START Data provided

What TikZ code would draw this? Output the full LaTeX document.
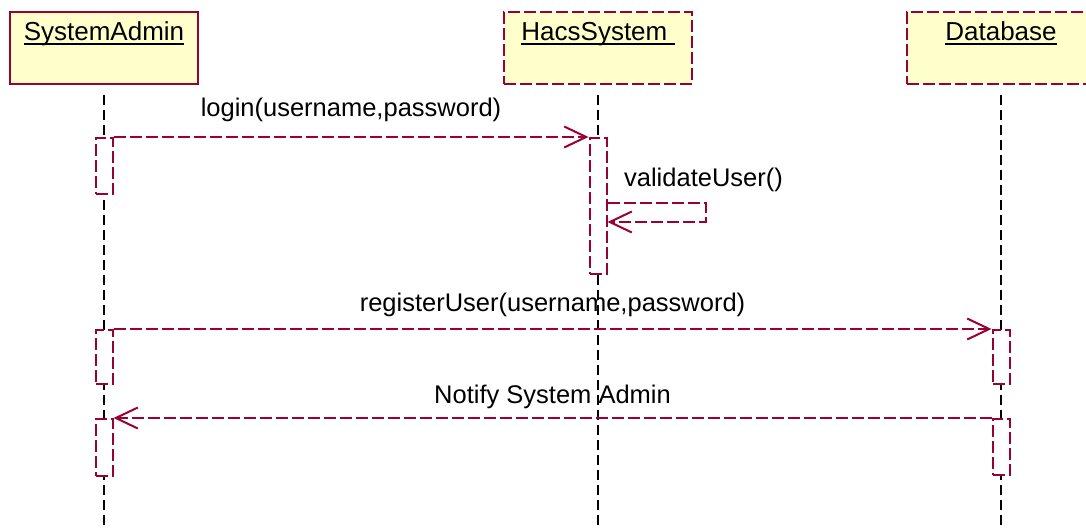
\documentclass[tikz,border=0pt]{standalone}
\usepackage{fontspec}
\setmainfont{Liberation Sans}
\usepackage{tikz}
\usetikzlibrary{arrows.meta,calc,positioning}
\definecolor{umlred}{RGB}{153,0,51}
\definecolor{umlfill}{RGB}{255,255,204}
% object name, underlined close to the baseline
\newcommand{\objname}[1]{\setbox0\hbox{#1}\rlap{\vrule height -2.5pt depth 4.3pt width \wd0}\box0}

\begin{document}
\begin{tikzpicture}[
    x=1pt, y=-1pt,
    font=\fontsize{25.5}{30}\selectfont,
    obj/.style={draw=umlred, line width=2pt, fill=umlfill, anchor=north,
                font=\fontsize{26}{30}\selectfont,
                minimum width=188pt, inner ysep=0pt, text height=29pt, text depth=43pt},
    objdash/.style={obj, dash pattern=on 12pt off 4pt},
    lifeline/.style={draw=black, line width=2pt, dash pattern=on 10pt off 5pt},
    act/.style={draw=umlred, fill=white, line width=2pt, dash pattern=on 12pt off 4pt,
                minimum width=17pt, inner sep=0pt, anchor=north},
    msg/.style={umlred, line width=2pt, dash pattern=on 12pt off 4pt,
                -{Straight Barb[length=22pt, width=21pt]}},
    msglabel/.style={anchor=base, text=black}
]
\useasboundingbox (0,0) rectangle (1086,529);

% participants
\node[obj] (admin) at (104,11) {\objname{SystemAdmin}};
\node[objdash] (hacs) at (598,11) {\objname{HacsSystem\ }};
\node[objdash] (db) at (1001,11) {\objname{Database}};
\coordinate (bottom) at (0,529);

% lifelines
\draw[lifeline] ([yshift=-10pt]admin.south) -- (admin |- bottom);
\draw[lifeline] ([yshift=-10pt]hacs.south) -- (hacs |- bottom);
\draw[lifeline] ([yshift=-10pt]db.south) -- (db |- bottom);

% activations
\node[act, minimum height=56pt] (a1) at (104,137) {};
\node[act, minimum height=136pt] (h1) at (598,137) {};
\node[act, minimum height=54pt] (a2) at (104,329) {};
\node[act, minimum height=54pt] (d1) at (1001,329) {};
\node[act, minimum height=57pt] (a3) at (104,418) {};
\node[act, minimum height=56pt] (d2) at (1001,418) {};

% messages
\draw[msg] (a1.north east) -- (h1.north west)
    node[msglabel, midway, yshift=20pt] {login(username,password)};
\draw[msg] ([yshift=-66pt]h1.north east) -- ++(98,0)
    node[msglabel, yshift=16pt, xshift=-2pt] {validateUser()}
    |- ([yshift=-85pt]h1.north east);
\draw[msg] (a2.north east) -- (d1.north west)
    node[msglabel, midway, yshift=18pt] {registerUser(username,password)};
\draw[msg] (d2.north west) -- (a3.north east)
    node[msglabel, midway, yshift=15pt] {Notify System Admin};
\end{tikzpicture}
\end{document}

END Data provided

▸ **What you will do**:
Without the pictures, copy the material exactly as given.

▸ **Exercise response**:
What TikZ code would draw this? Output the full LaTeX document.
\documentclass[tikz,border=0pt]{standalone}
\usepackage{fontspec}
\setmainfont{Liberation Sans}
\usepackage{tikz}
\usetikzlibrary{arrows.meta,calc,positioning}
\definecolor{umlred}{RGB}{153,0,51}
\definecolor{umlfill}{RGB}{255,255,204}
% object name, underlined close to the baseline
\newcommand{\objname}[1]{\setbox0\hbox{#1}\rlap{\vrule height -2.5pt depth 4.3pt width \wd0}\box0}

\begin{document}
\begin{tikzpicture}[
    x=1pt, y=-1pt,
    font=\fontsize{25.5}{30}\selectfont,
    obj/.style={draw=umlred, line width=2pt, fill=umlfill, anchor=north,
                font=\fontsize{26}{30}\selectfont,
                minimum width=188pt, inner ysep=0pt, text height=29pt, text depth=43pt},
    objdash/.style={obj, dash pattern=on 12pt off 4pt},
    lifeline/.style={draw=black, line width=2pt, dash pattern=on 10pt off 5pt},
    act/.style={draw=umlred, fill=white, line width=2pt, dash pattern=on 12pt off 4pt,
                minimum width=17pt, inner sep=0pt, anchor=north},
    msg/.style={umlred, line width=2pt, dash pattern=on 12pt off 4pt,
                -{Straight Barb[length=22pt, width=21pt]}},
    msglabel/.style={anchor=base, text=black}
]
\useasboundingbox (0,0) rectangle (1086,529);

% participants
\node[obj] (admin) at (104,11) {\objname{SystemAdmin}};
\node[objdash] (hacs) at (598,11) {\objname{HacsSystem\ }};
\node[objdash] (db) at (1001,11) {\objname{Database}};
\coordinate (bottom) at (0,529);

% lifelines
\draw[lifeline] ([yshift=-10pt]admin.south) -- (admin |- bottom);
\draw[lifeline] ([yshift=-10pt]hacs.south) -- (hacs |- bottom);
\draw[lifeline] ([yshift=-10pt]db.south) -- (db |- bottom);

% activations
\node[act, minimum height=56pt] (a1) at (104,137) {};
\node[act, minimum height=136pt] (h1) at (598,137) {};
\node[act, minimum height=54pt] (a2) at (104,329) {};
\node[act, minimum height=54pt] (d1) at (1001,329) {};
\node[act, minimum height=57pt] (a3) at (104,418) {};
\node[act, minimum height=56pt] (d2) at (1001,418) {};

% messages
\draw[msg] (a1.north east) -- (h1.north west)
    node[msglabel, midway, yshift=20pt] {login(username,password)};
\draw[msg] ([yshift=-66pt]h1.north east) -- ++(98,0)
    node[msglabel, yshift=16pt, xshift=-2pt] {validateUser()}
    |- ([yshift=-85pt]h1.north east);
\draw[msg] (a2.north east) -- (d1.north west)
    node[msglabel, midway, yshift=18pt] {registerUser(username,password)};
\draw[msg] (d2.north west) -- (a3.north east)
    node[msglabel, midway, yshift=15pt] {Notify System Admin};
\end{tikzpicture}
\end{document}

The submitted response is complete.